The Indian gaming controversy is rooted in two emotional principles: states rights and tribal sovereignty. While several governors argue that Indian tribes are subverting state gaming laws, tribes counter that it is their legal right to establish gaming halls if they choose to do so.

Arizona Gov. J. Fife Symington has outlawed all casino gambling in efforts to block the activity on the state’s 21 reservations. The tribes already have taken their case to Interior Secretary Bruce Babbitt, who they say is obligated to uphold their gambling compact as their trustee.

Some sources close to the Indian gaming issue in Washington — mainly lobbyists and Capitol Hill aides — said some governors are raising the stakes in the debate by threatening to withhold support for the administration’s initiatives unless it curbs casino gambling on reservations.

“We have heard from a number of different sources, including people in the White House and Interior and both sides of the aisle, as well as in the Senate, that the governors have identified this as their number one issue and that there’s a sort of quid-pro-quo — if you resolve the gaming problem, we’ll support you,” said a congressional aide handling Indian affairs who asked not to be identified.

But the National Governors’ Association is hotly disputing that claim, and on Friday Gov. Roy Romer conducted a conference call with a dozen governors to allay fears that the association would link its support for Clinton’s economic plan to the Indian gaming issue.

National Governors’ Association spokeswoman Rae Bond said Indian gaming is only one of several critical issues on the governors’ agenda, and underscored Romer’s message to the governors.

“No way,” she said. “We would not withhold our support (for) compelling issues of national interest.”

The Clinton administration has yet to offer any formal policy on Indian gaming, although Clinton recommended pumping $5.5. million into a loan program for Indian gaming casinos in his economic stimulus package. The House Appropriations Committee later shifted that money to loans for Indian education facilities.

But the Indian gaming conflict sometimes puts even the strongest allegiances in conflict — something Babbitt attested to in his comments to more than 100 tribal representatives at an Indian gaming meeting Friday.

“I’m a trustee of all of you — I’m also a secretary who serves at the pleasure of the president, whom I admire greatly, whom I want desperately to be of use to and whom I want to succeed,” said Babbitt, a former Arizona governor. “And therefore, as I am busy contemplating going into battle with all of you, I’m waking up thinking, `Is this what I’m supposed to be doing for the President of the United States?”‘

What kind of pressure Clinton puts on Babbitt — if any — is what some tribal supporters say the governors are trying to control.

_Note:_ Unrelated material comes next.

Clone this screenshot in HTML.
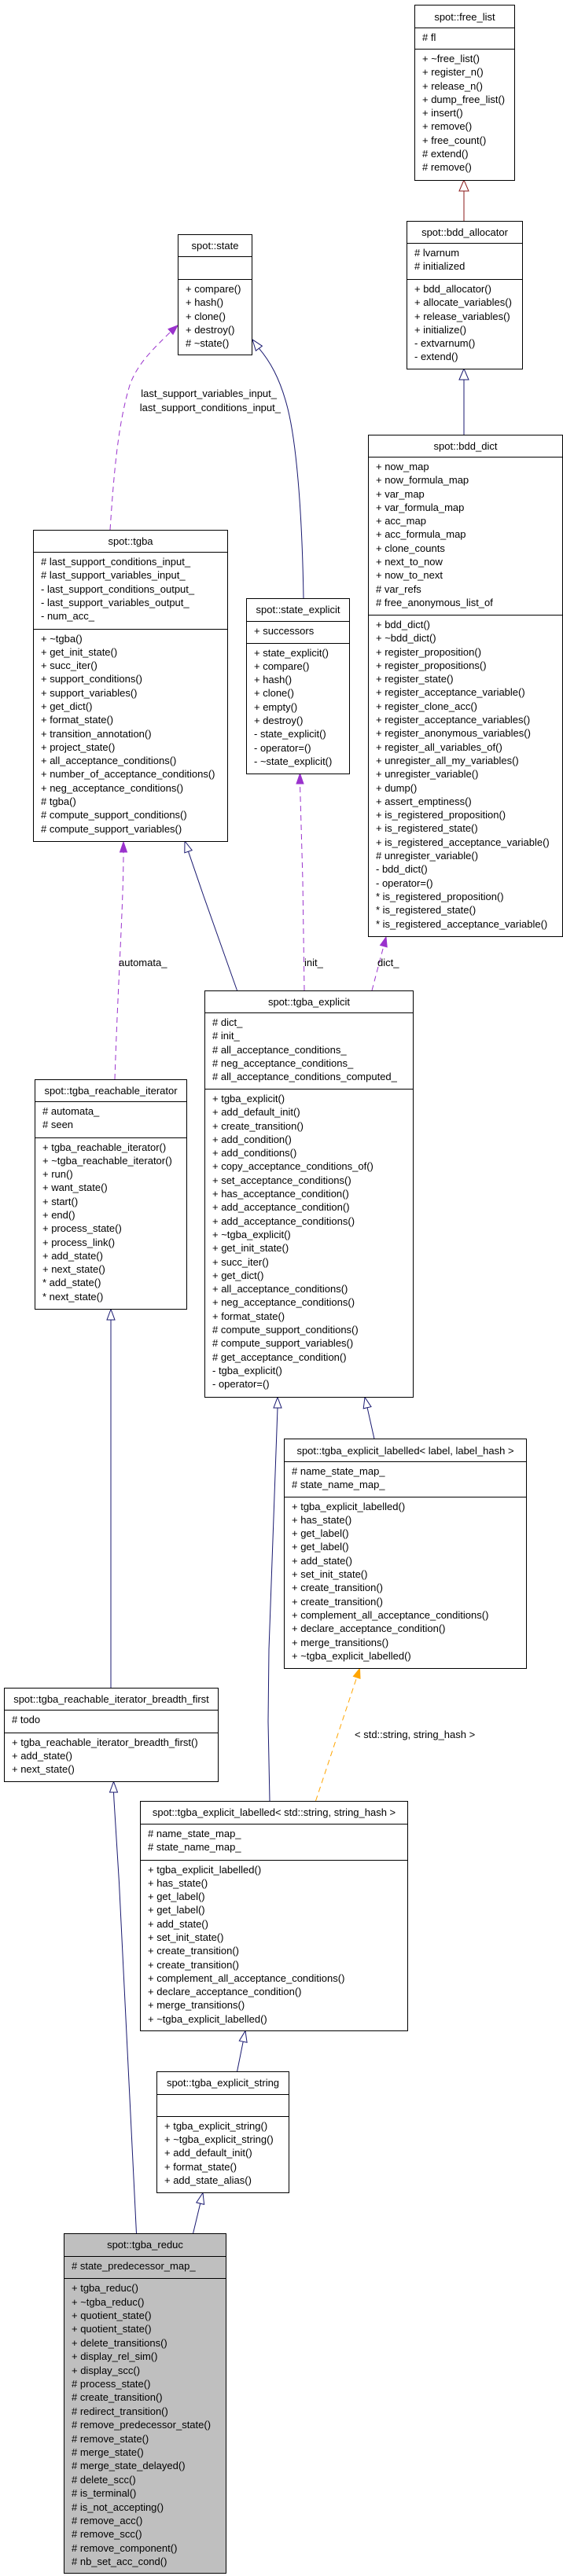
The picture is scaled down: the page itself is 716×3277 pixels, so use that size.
<!DOCTYPE html>
<html><head><meta charset="utf-8"><style>
html,body{margin:0;padding:0;background:#fff;}
body{width:716px;height:3277px;position:relative;overflow:hidden;font:13px "Liberation Sans",sans-serif;color:#000;}
.b{position:absolute;border:1px solid #000;box-sizing:border-box;background:#fff;}
.h{display:flex;align-items:center;justify-content:center;white-space:nowrap;}
.s{border-top:1px solid #000;padding:3px 0 0 9px;line-height:17.3px;white-space:nowrap;box-sizing:border-box;}
.g{background:#bfbfbf;}
svg{position:absolute;left:0;top:0;}
.lb{font:13px "Liberation Sans",sans-serif;fill:#000;}
</style></head><body>

<svg width="716" height="3277" viewBox="0 0 716 3277">
<g fill="none" stroke-width="1">
<!-- free_list <- bdd_allocator -->
<line x1="590" y1="281" x2="590" y2="243" stroke="#8b1a1a"/>
<polygon points="590,229 584,243 596,243" fill="#fff" stroke="#8b1a1a"/>
<!-- bdd_allocator <- bdd_dict -->
<line x1="590" y1="553" x2="590" y2="483" stroke="#191970"/>
<polygon points="590,469 584,483 596,483" fill="#fff" stroke="#191970"/>
<!-- state <- state_explicit -->
<path d="M386,761 C384,640 376,560 366,520 C356,480 342,458 329.4,443.2" stroke="#191970"/>
<polygon points="321,432 325.4,446.2 333.4,440.2" fill="#fff" stroke="#191970"/>
<!-- tgba -> state dashed -->
<path d="M140,674 C145,600 150,540 165,490 C175,462 195,444 217,422" stroke="#9a32cd" stroke-dasharray="7,5"/>
<polygon points="226,414 220,425.4 214,418.6" fill="#9a32cd" stroke="#9a32cd"/>
<!-- tgba <- tgba_explicit -->
<path d="M301.5,1260 L259,1140 L239.5,1083.2" stroke="#191970"/>
<polygon points="235,1070 234.8,1084.8 244.2,1081.6" fill="#fff" stroke="#191970"/>
<!-- tgba_explicit -> state_explicit init_ -->
<path d="M387,1260 L385,1120 L381.5,997" stroke="#9a32cd" stroke-dasharray="7,5"/>
<polygon points="381.5,984 377,997 386,997" fill="#9a32cd" stroke="#9a32cd"/>
<!-- tgba_explicit -> bdd_dict dict_ -->
<path d="M473,1260 L487.9,1203.6" stroke="#9a32cd" stroke-dasharray="7,5"/>
<polygon points="491,1192 492.2,1204.8 483.5,1202.5" fill="#9a32cd" stroke="#9a32cd"/>
<!-- reachable_iterator -> tgba automata_ -->
<path d="M146,1373 C150,1250 157,1150 157,1084" stroke="#9a32cd" stroke-dasharray="7,5"/>
<polygon points="157,1071 152.5,1084 161.5,1084" fill="#9a32cd" stroke="#9a32cd"/>
<!-- breadth_first -> reachable_iterator -->
<line x1="141" y1="2147" x2="141" y2="1679" stroke="#191970"/>
<polygon points="141,1665.5 136,1679 146,1679" fill="#fff" stroke="#191970"/>
<!-- labelled<label> -> tgba_explicit -->
<line x1="476" y1="1830.5" x2="467.1" y2="1790.7" stroke="#191970"/>
<polygon points="464,1777.5 462.2,1791.8 472,1789.6" fill="#fff" stroke="#191970"/>
<!-- labelled<string> -> tgba_explicit -->
<path d="M343,2291 L341,2190 L342,2098 L353,1791" stroke="#191970"/>
<polygon points="353,1777.5 348,1791 358,1791" fill="#fff" stroke="#191970"/>
<!-- orange template -->
<path d="M401.5,2291 L453.7,2133.9" stroke="#ffa500" stroke-dasharray="7,5"/>
<polygon points="457.5,2122.5 458,2135.3 449.4,2132.5" fill="#ffa500" stroke="#ffa500"/>
<!-- tgba_reduc -> breadth_first -->
<path d="M173.5,2841.5 L151.5,2395 L145,2290 L144.5,2280" stroke="#191970"/>
<polygon points="144.5,2266.5 139.5,2280 149.5,2280" fill="#fff" stroke="#191970"/>
<!-- tgba_reduc -> tgba_explicit_string -->
<line x1="245.5" y1="2841.5" x2="254.7" y2="2803.1" stroke="#191970"/>
<polygon points="258,2789.5 259.6,2804.3 249.8,2801.9" fill="#fff" stroke="#191970"/>
<!-- string -> labelled<string> -->
<line x1="301.5" y1="2635.5" x2="309.2" y2="2597.2" stroke="#191970"/>
<polygon points="312,2583.5 314.1,2598.2 304.3,2596.2" fill="#fff" stroke="#191970"/>
</g>
<text class="lb" x="352" y="505" text-anchor="end">last_support_variables_input_</text>
<text class="lb" x="357" y="523" text-anchor="end">last_support_conditions_input_</text>
<text class="lb" x="151" y="1229">automata_</text>
<text class="lb" x="387" y="1229">init_</text>
<text class="lb" x="480" y="1229">dict_</text>
<text class="lb" x="451" y="2211">&lt; std::string, string_hash &gt;</text>
</svg>

<!-- free_list -->
<div class="b" style="left:527px;top:6px;width:128px;height:224px;">
<div class="h" style="height:28px">spot::free_list</div>
<div class="s" style="height:27px"># fl</div>
<div class="s">+ ~free_list()<br>+ register_n()<br>+ release_n()<br>+ dump_free_list()<br>+ insert()<br>+ remove()<br>+ free_count()<br># extend()<br># remove()</div>
</div>

<!-- bdd_allocator -->
<div class="b" style="left:517px;top:281px;width:148px;height:189px;">
<div class="h" style="height:27px">spot::bdd_allocator</div>
<div class="s" style="height:46px"># lvarnum<br># initialized</div>
<div class="s">+ bdd_allocator()<br>+ allocate_variables()<br>+ release_variables()<br>+ initialize()<br>- extvarnum()<br>- extend()</div>
</div>

<!-- state -->
<div class="b" style="left:226px;top:298px;width:95px;height:154px;">
<div class="h" style="height:27px">spot::state</div>
<div class="s" style="height:29px"></div>
<div class="s">+ compare()<br>+ hash()<br>+ clone()<br>+ destroy()<br># ~state()</div>
</div>

<!-- bdd_dict -->
<div class="b" style="left:468px;top:553px;width:248px;height:639px;">
<div class="h" style="height:27px">spot::bdd_dict</div>
<div class="s" style="height:201px">+ now_map<br>+ now_formula_map<br>+ var_map<br>+ var_formula_map<br>+ acc_map<br>+ acc_formula_map<br>+ clone_counts<br>+ next_to_now<br>+ now_to_next<br># var_refs<br># free_anonymous_list_of</div>
<div class="s">+ bdd_dict()<br>+ ~bdd_dict()<br>+ register_proposition()<br>+ register_propositions()<br>+ register_state()<br>+ register_acceptance_variable()<br>+ register_clone_acc()<br>+ register_acceptance_variables()<br>+ register_anonymous_variables()<br>+ register_all_variables_of()<br>+ unregister_all_my_variables()<br>+ unregister_variable()<br>+ dump()<br>+ assert_emptiness()<br>+ is_registered_proposition()<br>+ is_registered_state()<br>+ is_registered_acceptance_variable()<br># unregister_variable()<br>- bdd_dict()<br>- operator=()<br>* is_registered_proposition()<br>* is_registered_state()<br>* is_registered_acceptance_variable()</div>
</div>

<!-- tgba -->
<div class="b" style="left:42px;top:674px;width:248px;height:397px;">
<div class="h" style="height:27px">spot::tgba</div>
<div class="s" style="height:97.5px"># last_support_conditions_input_<br># last_support_variables_input_<br>- last_support_conditions_output_<br>- last_support_variables_output_<br>- num_acc_</div>
<div class="s">+ ~tgba()<br>+ get_init_state()<br>+ succ_iter()<br>+ support_conditions()<br>+ support_variables()<br>+ get_dict()<br>+ format_state()<br>+ transition_annotation()<br>+ project_state()<br>+ all_acceptance_conditions()<br>+ number_of_acceptance_conditions()<br>+ neg_acceptance_conditions()<br># tgba()<br># compute_support_conditions()<br># compute_support_variables()</div>
</div>

<!-- state_explicit -->
<div class="b" style="left:313px;top:761px;width:132px;height:224px;">
<div class="h" style="height:27.5px">spot::state_explicit</div>
<div class="s" style="height:28px">+ successors</div>
<div class="s">+ state_explicit()<br>+ compare()<br>+ hash()<br>+ clone()<br>+ empty()<br>+ destroy()<br>- state_explicit()<br>- operator=()<br>- ~state_explicit()</div>
</div>

<!-- tgba_explicit -->
<div class="b" style="left:260px;top:1260px;width:266px;height:518px;">
<div class="h" style="height:27px">spot::tgba_explicit</div>
<div class="s" style="height:97px"># dict_<br># init_<br># all_acceptance_conditions_<br># neg_acceptance_conditions_<br># all_acceptance_conditions_computed_</div>
<div class="s">+ tgba_explicit()<br>+ add_default_init()<br>+ create_transition()<br>+ add_condition()<br>+ add_conditions()<br>+ copy_acceptance_conditions_of()<br>+ set_acceptance_conditions()<br>+ has_acceptance_condition()<br>+ add_acceptance_condition()<br>+ add_acceptance_conditions()<br>+ ~tgba_explicit()<br>+ get_init_state()<br>+ succ_iter()<br>+ get_dict()<br>+ all_acceptance_conditions()<br>+ neg_acceptance_conditions()<br>+ format_state()<br># compute_support_conditions()<br># compute_support_variables()<br># get_acceptance_condition()<br>- tgba_explicit()<br>- operator=()</div>
</div>

<!-- tgba_reachable_iterator -->
<div class="b" style="left:44px;top:1373px;width:194px;height:293px;">
<div class="h" style="height:27px">spot::tgba_reachable_iterator</div>
<div class="s" style="height:45.5px"># automata_<br># seen</div>
<div class="s">+ tgba_reachable_iterator()<br>+ ~tgba_reachable_iterator()<br>+ run()<br>+ want_state()<br>+ start()<br>+ end()<br>+ process_state()<br>+ process_link()<br>+ add_state()<br>+ next_state()<br>* add_state()<br>* next_state()</div>
</div>

<!-- labelled<label,label_hash> -->
<div class="b" style="left:361px;top:1830px;width:309px;height:293px;">
<div class="h" style="height:28px">spot::tgba_explicit_labelled&lt; label, label_hash &gt;</div>
<div class="s" style="height:44.6px"># name_state_map_<br># state_name_map_</div>
<div class="s">+ tgba_explicit_labelled()<br>+ has_state()<br>+ get_label()<br>+ get_label()<br>+ add_state()<br>+ set_init_state()<br>+ create_transition()<br>+ create_transition()<br>+ complement_all_acceptance_conditions()<br>+ declare_acceptance_condition()<br>+ merge_transitions()<br>+ ~tgba_explicit_labelled()</div>
</div>

<!-- breadth_first -->
<div class="b" style="left:5px;top:2147px;width:273px;height:120px;">
<div class="h" style="height:27px">spot::tgba_reachable_iterator_breadth_first</div>
<div class="s" style="height:28.6px"># todo</div>
<div class="s">+ tgba_reachable_iterator_breadth_first()<br>+ add_state()<br>+ next_state()</div>
</div>

<!-- labelled<std::string,string_hash> -->
<div class="b" style="left:178px;top:2291px;width:341px;height:293px;">
<div class="h" style="height:27.5px">spot::tgba_explicit_labelled&lt; std::string, string_hash &gt;</div>
<div class="s" style="height:46px"># name_state_map_<br># state_name_map_</div>
<div class="s">+ tgba_explicit_labelled()<br>+ has_state()<br>+ get_label()<br>+ get_label()<br>+ add_state()<br>+ set_init_state()<br>+ create_transition()<br>+ create_transition()<br>+ complement_all_acceptance_conditions()<br>+ declare_acceptance_condition()<br>+ merge_transitions()<br>+ ~tgba_explicit_labelled()</div>
</div>

<!-- tgba_explicit_string -->
<div class="b" style="left:199px;top:2635px;width:169px;height:155px;">
<div class="h" style="height:27.5px">spot::tgba_explicit_string</div>
<div class="s" style="height:28.3px"></div>
<div class="s">+ tgba_explicit_string()<br>+ ~tgba_explicit_string()<br>+ add_default_init()<br>+ format_state()<br>+ add_state_alias()</div>
</div>

<!-- tgba_reduc -->
<div class="b g" style="left:81px;top:2841px;width:207px;height:433px;">
<div class="h" style="height:27.5px">spot::tgba_reduc</div>
<div class="s" style="height:28.6px"># state_predecessor_map_</div>
<div class="s" style="line-height:17.4px">+ tgba_reduc()<br>+ ~tgba_reduc()<br>+ quotient_state()<br>+ quotient_state()<br>+ delete_transitions()<br>+ display_rel_sim()<br>+ display_scc()<br># process_state()<br># create_transition()<br># redirect_transition()<br># remove_predecessor_state()<br># remove_state()<br># merge_state()<br># merge_state_delayed()<br># delete_scc()<br># is_terminal()<br># is_not_accepting()<br># remove_acc()<br># remove_scc()<br># remove_component()<br># nb_set_acc_cond()</div>
</div>

</body></html>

At the Indian gaming meeting, Sen. Daniel Inouye, D-Hawaii, who chairs the Senate Select Committee on Indian Affairs, said he was told that states “undertook a campaign of phone calls to the White House to register their protests” against Indian gaming. The tribes consider Inouye one of their strongest congressional supporters on the gaming issue.

Already Arizona’s Symington has spoken personally with Clinton about the issue, while Nevada Gov. Bob Miller also has called the White House. Indian leaders have yet to discuss Indian gaming with Clinton, but are trying to arrange a meeting.

The tribes have strong and vocal support in the gaming conflict from one governor — Joan Finney, a Democrat from Kansas.